Repeat, exactly and only, the lines from the beginning of the data through the line with "(0,0) rectangle (429,785);". Pictures are left out.

--- Data provided ---

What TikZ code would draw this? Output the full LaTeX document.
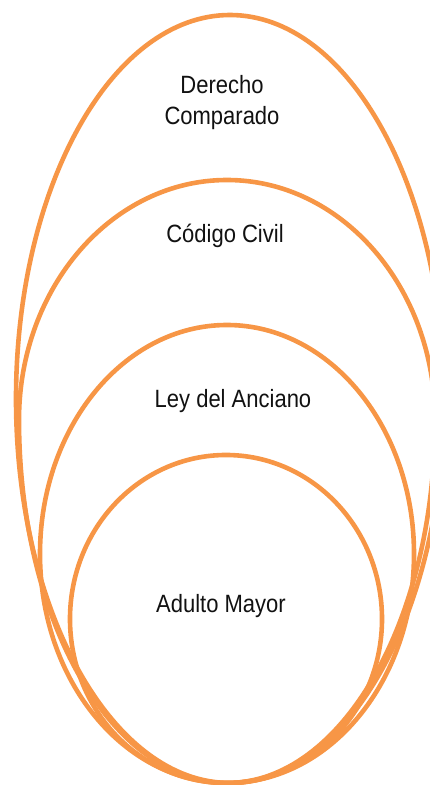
\documentclass[tikz,border=0pt]{standalone}
\usepackage{fontspec}
\setmainfont{Liberation Sans}[FakeStretch=0.88]
\usepackage{xcolor}
\usepackage{tikz}
\usetikzlibrary{positioning, calc}

\definecolor{ringorange}{HTML}{F79646}
\definecolor{labelink}{HTML}{111111}

\tikzset{
  ring/.style={draw=ringorange, line width=4.6pt},
  lbl/.style={text=labelink, font=\fontsize{25}{31}\selectfont, inner sep=0pt, align=center}
}

\begin{document}
\begin{tikzpicture}[x=1pt, y=1pt]
      \useasboundingbox (0,0) rectangle (429,785);

      % derecho comparado
      \draw [ring] (230,386) ellipse [x radius=214pt, y radius=384pt];
      % codigo civil
      \draw [ring] (19,365) arc [start angle=180, end angle=0, x radius=208pt, y radius=240pt]
                   arc [start angle=0, end angle=-180, x radius=208pt, y radius=363pt] -- cycle;
      % ley del anciano
      \draw [ring] (227,231) ellipse [x radius=187pt, y radius=229pt];
      % adulto mayor
      \draw [ring] (226,166) ellipse [x radius=156pt, y radius=164pt];

      \node [lbl] (derecho) at (222,682) {Derecho\\Comparado};
      \node [lbl, anchor=base] (codigo) at (225,542) {Código Civil};
      \node [lbl, anchor=base] (ley) at (233,377) {Ley del Anciano};
      \node [lbl, anchor=base] (adulto) at (221,172) {Adulto Mayor};
\end{tikzpicture}
\end{document}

---

Answer to the problem -
What TikZ code would draw this? Output the full LaTeX document.
\documentclass[tikz,border=0pt]{standalone}
\usepackage{fontspec}
\setmainfont{Liberation Sans}[FakeStretch=0.88]
\usepackage{xcolor}
\usepackage{tikz}
\usetikzlibrary{positioning, calc}

\definecolor{ringorange}{HTML}{F79646}
\definecolor{labelink}{HTML}{111111}

\tikzset{
  ring/.style={draw=ringorange, line width=4.6pt},
  lbl/.style={text=labelink, font=\fontsize{25}{31}\selectfont, inner sep=0pt, align=center}
}

\begin{document}
\begin{tikzpicture}[x=1pt, y=1pt]
      \useasboundingbox (0,0) rectangle (429,785);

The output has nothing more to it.